Company officials announced Wednesday that reductions in the federal defense budget would force it to close its defense plant in Wichita by the end of 2013, costing the city more than 2,100 jobs. The work being done in Wichita will be spread to other Boeing facilities in Texas, Oklahoma and Washington. Wichita officials said the closure would result in a loss of $1.5 billion in wages over 10 years.
The decision to move work on a new Air Force refueling tanker to Puget Sound, Wash., was especially hard for Kansas government officials to swallow. Sen. Jerry Moran and Sen. Pat Roberts both issued statements only minutes after Boeing’s announcement saying they were “outraged” (Moran) and “hugely disappointed” (Roberts) by Boeing’s announcement. The Kansas congressional delegation and top state officials had worked hard to help Boeing land the tanker project, a move the company had said would bring about 7,500 jobs to Kansas.
To the officials, Boeing’s decision to close the plant represents a broken promise to the state. Moran even called on Boeing to reconsider its decision and promised, “In the days ahead, I will continue to do all I can to encourage Boeing to fulfill their pledge to the Wichita community.”

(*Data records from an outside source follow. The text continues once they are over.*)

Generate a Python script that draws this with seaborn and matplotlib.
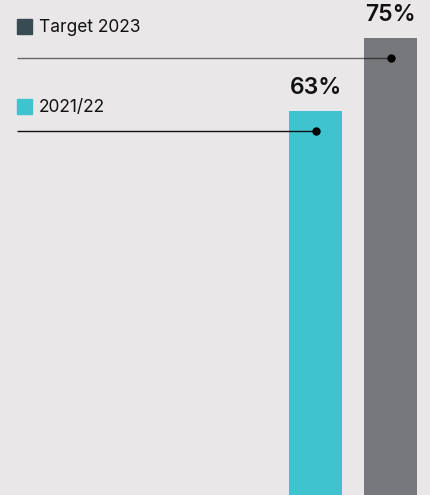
import numpy as np
import pandas as pd
import matplotlib
matplotlib.use('Agg')
import matplotlib.pyplot as plt
from matplotlib.patches import Rectangle
import seaborn as sns

# 데이터
categories = ['2021/22', 'Target 2023']
values = [63, 75]
labels = ['63%', '75%']
colors = ['#3ec3cf', '#77787b']
legend_colors = ['#3ec3cf', '#384b52']

bg = '#e9e7e8'
sns.set_theme(style='white')
plt.rcParams['font.family'] = ['Inter', 'DejaVu Sans']

W, H = 430, 495
fig = plt.figure(figsize=(W / 100, H / 100), dpi=100, facecolor=bg)
ax = fig.add_axes([0, 0, 1, 1], facecolor=bg)

df = pd.DataFrame({'cat': categories, 'val': values})
sns.barplot(data=df, x='cat', y='val', hue='cat', palette=colors,
            width=0.707, legend=False, saturation=1, linewidth=0, ax=ax)

# 축 범위 : 막대 간격 75px 기준
ax.set_xlim(-315.5 / 75, (W - 315.5) / 75)
ax.set_ylim(0, H / 6.09)
ax.axis('off')

x_left = -315.5 / 75 + 17 / 75
line_styles = [dict(color='#111111', alpha=1.0), dict(color='black', alpha=0.55)]
for i, v in enumerate(values):
    dot_y = v - 3.2
    ax.plot([x_left, i], [dot_y, dot_y], lw=1.0, solid_capstyle='butt', **line_styles[i])
    ax.plot(i, dot_y, 'o', color='black', ms=5, zorder=5)
    ax.text(i, v + 3.8, labels[i], ha='center', va='center',
            fontsize=16.5, fontweight='semibold', color='#111111')

# 범례
leg_items = [('Target 2023', legend_colors[1], 26), ('2021/22', legend_colors[0], 106)]
for name, c, ypx in leg_items:
    fig.patches.append(Rectangle((17 / W, 1 - (ypx + 7.5) / H), 15 / W, 15 / H,
                                 transform=fig.transFigure, color=c, figure=fig))
    fig.text(39 / W, 1 - ypx / H, name, ha='left', va='center_baseline',
             fontsize=12.5, color='#111111')

plt.savefig('out.png', dpi=100, facecolor=bg)
print('finished')
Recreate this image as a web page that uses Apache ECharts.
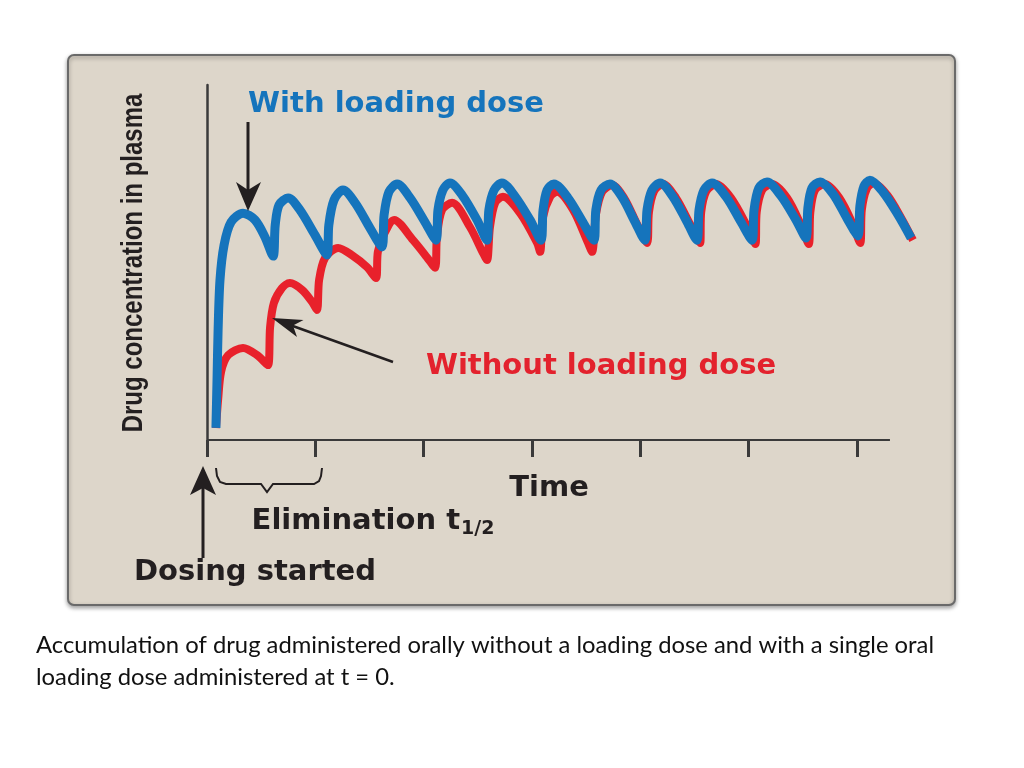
<!DOCTYPE html>
<html>
<head>
<meta charset="utf-8">
<script src="https://cdn.jsdelivr.net/npm/echarts@6/dist/echarts.min.js"></script>
<style>
html,body{margin:0;padding:0;background:#fff;}
#chart{width:1024px;height:768px;}
</style>
</head>
<body>
<div id="chart"></div>
<script>
// Time in hours (elimination half-life = 4 h, one tick per half-life); concentration in arbitrary units (0-100)
const tickTimes = [0, 4, 8, 12, 16, 20, 24];
const timeAxisEnd = 25.22;   // where the drawn time axis stops
const plotTimeMax = 26.3;    // curves run a little past the axis end

const withLoadingTime = [0.33,0.37,0.41,0.48,0.63,0.89,1.33,1.77,2.14,2.44,
  2.52,2.66,3.0,3.43,3.99,4.43,4.5,4.69,5.02,5.47,6.02,6.46,6.54,6.72,7.02,
  7.5,8.05,8.46,8.53,8.71,8.97,9.42,9.97,10.34,10.41,10.6,10.89,11.37,11.93,12.33,
  12.41,12.56,12.81,13.33,13.88,14.29,14.36,14.55,14.88,15.32,15.81,16.17,16.25,16.43,16.73,
  17.21,17.73,18.09,18.17,18.35,18.65,19.17,19.72,20.13,20.2,20.38,20.68,21.2,21.75,22.12,
  22.19,22.34,22.64,23.12,23.63,24.04,24.11,24.26,24.48,24.96,25.52,26.0];
const withLoadingConc = [3.4,16.9,31.0,45.1,54.9,61.4,63.9,62.0,57.2,51.8,
  60.6,66.2,68.2,64.8,57.7,52.1,60.6,67.6,70.4,66.8,59.7,54.4,63.4,69.9,72.1,
  68.2,61.4,56.3,64.8,70.4,72.4,69.0,62.0,56.3,64.8,70.4,72.4,68.7,62.0,56.3,
  64.8,70.4,72.1,68.2,61.4,56.3,64.8,70.4,72.1,68.5,61.4,56.3,64.8,70.4,72.4,
  68.5,61.4,56.3,64.8,70.4,72.4,68.5,61.4,56.3,64.8,71.0,72.7,68.7,62.0,56.9,
  65.4,71.0,72.7,69.3,62.5,57.5,65.9,71.5,73.2,69.9,63.4,56.9];

const withoutLoadingTime = [0.33,0.41,0.52,0.78,1.33,1.85,2.25,2.33,2.47,2.77,3.06,3.51,3.88,4.06,
  4.14,4.36,4.84,5.35,5.91,6.24,6.31,6.54,6.91,7.61,8.12,8.42,8.49,8.68,9.05,9.71,10.19,10.34,
  10.45,10.64,10.93,11.56,12.19,12.3,12.41,12.67,12.92,13.52,14.07,14.22,14.36,14.59,14.96,15.4,
  15.88,16.25,16.32,16.51,16.84,17.32,17.84,18.21,18.25,18.44,18.8,19.35,19.94,20.25,20.3,20.5,
  20.86,21.42,21.95,22.22,22.28,22.45,22.82,23.35,23.85,24.12,24.18,24.36,24.62,25.12,25.64,26.07];
const withoutLoadingConc = [3.4,11.3,19.2,23.9,25.9,23.9,21.1,31.8,38.6,42.8,44.2,42.3,38.9,36.6,
  45.1,51.3,54.1,52.1,48.7,45.6,53.0,58.0,62.0,56.3,51.5,48.5,57.2,64.8,66.8,60.0,52.7,50.7,
  60.0,66.8,68.5,63.9,55.5,53.0,62.8,68.5,69.9,64.8,55.5,53.0,63.4,69.9,71.8,68.2,
  60.8,55.5,64.2,70.1,72.1,68.2,60.8,55.5,64.2,70.1,72.1,68.2,60.3,55.2,64.2,70.4,
  72.1,68.2,60.3,55.2,64.2,70.4,72.1,68.2,60.8,55.5,64.8,70.7,72.4,69.0,62.5,56.3];

const labels = {
  withLoading: 'With loading dose',
  withoutLoading: 'Without loading dose',
  xName: 'Time',
  yName: 'Drug concentration in plasma',
  halfLife: 'Elimination t',
  halfLifeSub: '1/2',
  dosing: 'Dosing started',
  caption1: 'Accumulation of drug administered orally without a loading dose and with a single oral',
  caption2: 'loading dose administered at t = 0.'
};

const BLUE = '#1574bc', RED = '#e8212b', INK = '#231f20', AXIS = '#3a3a3a';
const LABEL_FONT = 'DejaVu Sans';
const LABEL_SIZE = 29;

const chart = echarts.init(document.getElementById('chart'), null, {renderer: 'canvas'});

function arrowHead(tip, back1, notch, back2) {
  return {type: 'polygon', z: 100, shape: {points: [tip, back1, notch, back2]}, style: {fill: INK}};
}
function labelFont(size) { return 'bold ' + size + 'px "' + LABEL_FONT + '"'; }

const option = {
  animation: false,
  backgroundColor: '#ffffff',
  grid: {left: 207, top: 85, width: 712.2, height: 355},
  xAxis: {
    type: 'value', min: 0, max: plotTimeMax, interval: 4,
    axisLine: {show: false},
    axisTick: {show: true, inside: false, length: 17, customValues: tickTimes, lineStyle: {color: AXIS, width: 3}},
    axisLabel: {show: false},
    splitLine: {show: false}
  },
  yAxis: {
    type: 'value', min: 0, max: 100,
    axisLine: {show: true, lineStyle: {color: AXIS, width: 2.5}},
    axisTick: {show: false},
    axisLabel: {show: false},
    splitLine: {show: false}
  },
  series: [
    {
      name: labels.withoutLoading, type: 'line', symbol: 'none', smooth: 0.3,
      data: withoutLoadingTime.map((t, i) => [t, withoutLoadingConc[i]]),
      lineStyle: {color: RED, width: 8, cap: 'butt', join: 'round'},
      markLine: {
        silent: true, symbol: ['none', 'none'], label: {show: false},
        lineStyle: {color: AXIS, width: 2, type: 'solid'},
        data: [[{coord: [0, 0]}, {coord: [timeAxisEnd, 0]}]]
      }
    },
    {
      name: labels.withLoading, type: 'line', symbol: 'none', smooth: 0.3,
      data: withLoadingTime.map((t, i) => [t, withLoadingConc[i]]),
      lineStyle: {color: BLUE, width: 9, cap: 'butt', join: 'round'}
    }
  ],
  graphic: [
    {type: 'rect', z: -10, shape: {x: 68, y: 55, width: 887, height: 550, r: 6},
      style: {fill: '#ddd6ca', stroke: '#6a6a6a', lineWidth: 2, shadowBlur: 4, shadowColor: 'rgba(0,0,0,0.35)', shadowOffsetY: 2}},
    // labels
    {type: 'text', z: 100, x: 396, y: 104, style: {text: labels.withLoading, fill: BLUE, font: labelFont(LABEL_SIZE), align: 'center', verticalAlign: 'middle'}},
    {type: 'text', z: 100, x: 601, y: 366, style: {text: labels.withoutLoading, fill: '#e3222d', font: labelFont(LABEL_SIZE), align: 'center', verticalAlign: 'middle'}},
    {type: 'text', z: 100, x: 549, y: 488, style: {text: labels.xName, fill: INK, font: labelFont(LABEL_SIZE), align: 'center', verticalAlign: 'middle'}},
    {type: 'text', z: 100, x: 255, y: 572, style: {text: labels.dosing, fill: INK, font: labelFont(LABEL_SIZE), align: 'center', verticalAlign: 'middle'}},
    {type: 'text', z: 100, x: 373, y: 521, style: {
      text: '{m|' + labels.halfLife + '}{s|' + labels.halfLifeSub + '}',
      align: 'center', verticalAlign: 'middle',
      rich: {
        m: {fill: INK, fontFamily: LABEL_FONT, fontWeight: 'bold', fontSize: LABEL_SIZE},
        s: {fill: INK, fontFamily: LABEL_FONT, fontWeight: 'bold', fontSize: 19, padding: [17, 0, 0, 1]}
      }
    }},
    {type: 'text', z: 100, x: 134, y: 263, rotation: Math.PI / 2, scaleX: 0.8, scaleY: 1,
      style: {text: labels.yName, fill: INK, font: 'bold 30px "Liberation Sans"', align: 'center', verticalAlign: 'middle'}},
    // arrow to blue first peak
    {type: 'line', z: 100, shape: {x1: 248, y1: 122, x2: 248, y2: 192}, style: {stroke: INK, lineWidth: 3}},
    arrowHead([248, 211], [236, 182], [248, 190], [261, 182]),
    // arrow to red curve
    {type: 'line', z: 100, shape: {x1: 393, y1: 362, x2: 290, y2: 325}, style: {stroke: INK, lineWidth: 2.5}},
    arrowHead([272, 318], [297, 337], [293, 325.5], [303.5, 320]),
    // dosing started arrow
    {type: 'line', z: 100, shape: {x1: 203, y1: 558, x2: 203, y2: 486}, style: {stroke: INK, lineWidth: 3}},
    arrowHead([203, 466], [190, 495], [203, 488], [216, 495]),
    // brace under first half-life
    {type: 'polyline', z: 100, shape: {points: [[216,468],[217,476],[220,482],[226,484],[261,484],[267,492],[273,484],[314,484],[319,481],[321,476],[322,468]]},
      style: {stroke: INK, lineWidth: 2, fill: null}},
    // caption
    {type: 'text', z: 100, x: 36, y: 645, style: {text: labels.caption1, fill: '#111', font: '23.8px Lato', align: 'left', verticalAlign: 'middle'}},
    {type: 'text', z: 100, x: 36, y: 677, style: {text: labels.caption2, fill: '#111', font: '23.8px Lato', align: 'left', verticalAlign: 'middle'}}
  ]
};
chart.setOption(option);
</script>
</body>
</html>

Those are nice words, but Boeing’s announcement is a sad reminder that business is business and the aircraft company is going to do what is in its own best interests regardless of any nonbinding “pledge” to Wichita or Kansas.
Boeing’s exit will end an 80-year relationship with Wichita that began when the company bought the Stearman Aircraft Co in 1929. During World War II, the company employed more than 40,000 people, including many women, and churned out four bombers a day. Boeing sold its commercial aircraft operation in 2005 but retained 4,500 workers in its defense division. Layoffs have cut that number to the current 2,100.
The general aviation and military aircraft business have been a mainstay of the state’s economy for decades and earned Wichita the designation of “Air Capital of the World.” As Wichita Mayor Carl Brewer noted after Wednesday’s announcement, “… there is a lot of emotional and economic attachment tied to this.”
Brewer noted that the city had faced similar challenges before but would continue to support its other aircraft employers, including Spirit AeroSystems, which took over Boeing’s commercial operations in 2005.
Wichita and the rest of the state have no choice but to make the best of things, but Boeing’s exit will be a significant loss for Kansas.